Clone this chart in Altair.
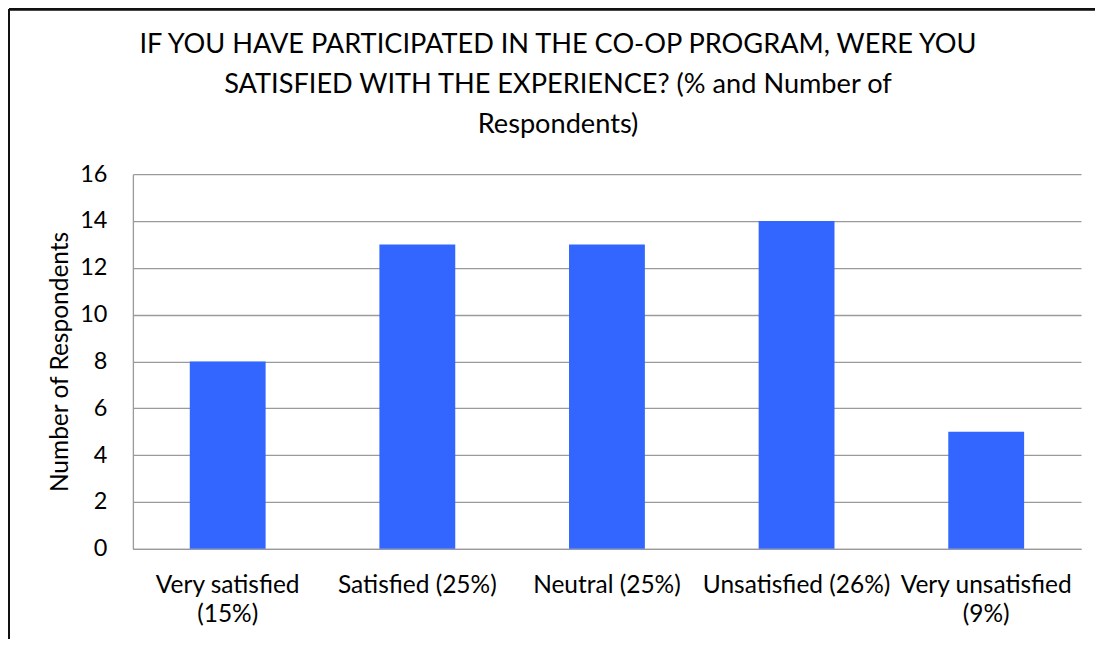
import altair as alt
import pandas as pd

categories = ["Very satisfied", "Satisfied", "Neutral", "Unsatisfied", "Very unsatisfied"]
percents = ["15%", "25%", "25%", "26%", "9%"]
wrap = [True, False, False, False, True]
counts = [8, 13, 13, 14, 5]
y_ticks = [0, 2, 4, 6, 8, 10, 12, 14, 16]
title_lines = [
    "IF YOU HAVE PARTICIPATED IN THE CO-OP PROGRAM, WERE YOU",
    "SATISFIED WITH THE EXPERIENCE? (% and Number of",
    "Respondents)",
]

labels = [f"{c}|({p})" if w else f"{c} ({p})" for c, p, w in zip(categories, percents, wrap)]
df = pd.DataFrame({"label": labels, "count": counts})

FONT = "Lato"
W, H = 949, 375
PAD_L, PAD_T = 125, 166

bars = alt.Chart(df).mark_bar(color="#3366FF").encode(
    x=alt.X(
        "label:N",
        sort=labels,
        title=None,
        scale=alt.Scale(paddingInner=0.6, paddingOuter=0.3),
        axis=alt.Axis(
            labelAngle=0,
            labelExpr="split(datum.label, '|')",
            labelFont=FONT,
            labelFontSize=24.5,
            labelColor="#000000",
            labelPadding=25,
            labelLineHeight=29,
            ticks=False,
            domainColor="#9A9A9A",
            domainWidth=1.3,
            labelLimit=400,
        ),
    ),
    y=alt.Y(
        "count:Q",
        title="Number of Respondents",
        scale=alt.Scale(domain=[0, 16], nice=False),
        axis=alt.Axis(
            values=y_ticks,
            ticks=False,
            labelFont=FONT,
            labelFontSize=23.5,
            labelColor="#000000",
            labelPadding=26,
            titleFont=FONT,
            titleFontSize=24.5,
            titleFontWeight="normal",
            titleColor="#000000",
            titlePadding=7,
            grid=True,
            gridColor="#9A9A9A",
            gridWidth=1.3,
            domainColor="#9A9A9A",
            domainWidth=1.3,
        ),
    ),
)

frame_top = alt.Chart(df).mark_rule(color="#111111", strokeWidth=2).encode(
    x=alt.value(-PAD_L + 1), x2=alt.value(W + 40), y=alt.value(-PAD_T + 1)
)
frame_left = alt.Chart(df).mark_rule(color="#111111", strokeWidth=2).encode(
    x=alt.value(-PAD_L + 1), y=alt.value(-PAD_T + 1), y2=alt.value(H + 200)
)

chart = alt.layer(bars, frame_top, frame_left).properties(
    width=W,
    height=H,
    autosize=alt.AutoSizeParams(type="none"),
    padding={"left": PAD_L, "top": PAD_T, "right": 14, "bottom": 90},
    title=alt.TitleParams(
        text=title_lines,
        font=FONT,
        fontSize=27.2,
        fontWeight="normal",
        color="#000000",
        lineHeight=40,
        anchor="middle",
        frame="group",
        dx=-49,
        offset=-131,
    ),
).configure_view(stroke=None)

chart.save("out.html", embed_options={"renderer": "svg", "actions": False})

══════════

◆ TASK GOAL
Return exactly what appears from the opening line of the material through the line with "PAD_L, PAD_T = 125, 166", apart from the pictures.

◆ SOLVED EXERCISE
Clone this chart in Altair.
import altair as alt
import pandas as pd

categories = ["Very satisfied", "Satisfied", "Neutral", "Unsatisfied", "Very unsatisfied"]
percents = ["15%", "25%", "25%", "26%", "9%"]
wrap = [True, False, False, False, True]
counts = [8, 13, 13, 14, 5]
y_ticks = [0, 2, 4, 6, 8, 10, 12, 14, 16]
title_lines = [
    "IF YOU HAVE PARTICIPATED IN THE CO-OP PROGRAM, WERE YOU",
    "SATISFIED WITH THE EXPERIENCE? (% and Number of",
    "Respondents)",
]

labels = [f"{c}|({p})" if w else f"{c} ({p})" for c, p, w in zip(categories, percents, wrap)]
df = pd.DataFrame({"label": labels, "count": counts})

FONT = "Lato"
W, H = 949, 375
PAD_L, PAD_T = 125, 166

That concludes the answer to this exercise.